Cut a small X in the middle of each circle of petals.  This little X allows the circle of petals to slide over the wire.

Put a small amount of glue at the base of the stamens. Take Petal 1 (the one that was tooled in the middle of the wrong side) and slide onto the wire.  Place the petals around the centre stamens so the petals overlap evenly. The petals should fold around the stamens forming a little centre bud. Hold gently until the glue has held the petals around the centre stamen bunch.

Place a small amount of glue around the base of the first petal.  Slide the second Petal 1 (the petal with tooled centre of wrong side) onto the stamen base.

Place a small amount of glue around the base of the previous petal.  Slide the third Petal 1 onto the flower bud.  This third petal will sit out from the stamen base rather than around the centre. Repeat for the remaining Petal 1. Place around so the petals go in between previous petals.
Now slip the three large circles of petals on (ie Petal 2); placing them so that the petals curl out. Place a little glue between each slip-on petal circle.
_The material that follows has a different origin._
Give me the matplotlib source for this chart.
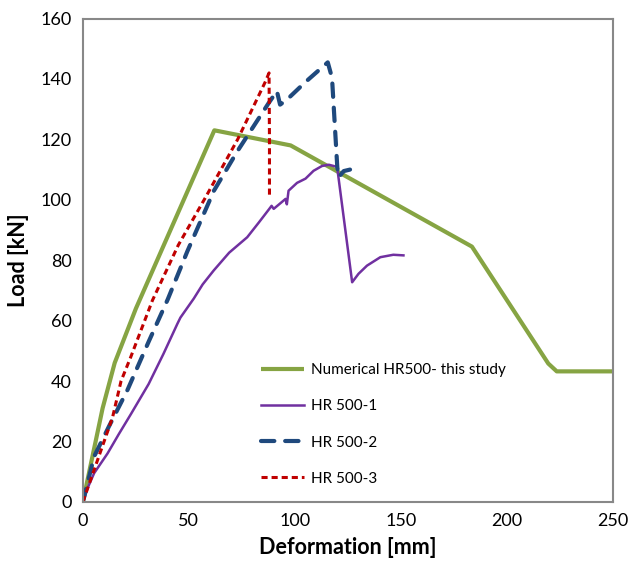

Place Petal 2 so that petals go in between previous petals.  Repeat this process with the remaining petals.
When the glue on the flower is dry, attach the leaves.  Place leaves so that about half of the leaf shows beyond the flower and secure the leaf bunch by winding in the wire stem of the leaves around the main stem of the flower.  Position leaves onto camellia making sure they are close to the back of the flower - this helps to have the flower sit a little flatter at the back when you are attaching to hats or when using as a brooch.  Cut off extra wire.

To neaten the back cut a small circle from the fabric. Cut a small X in the centre of the circle – glue and then slide the circle over the wires. 

Neaten all wires using florist tape.

Use the pliers and pinch the back of the camellia (at the base) on the wire and fold the stem over.  Cut off excess wire using pliers.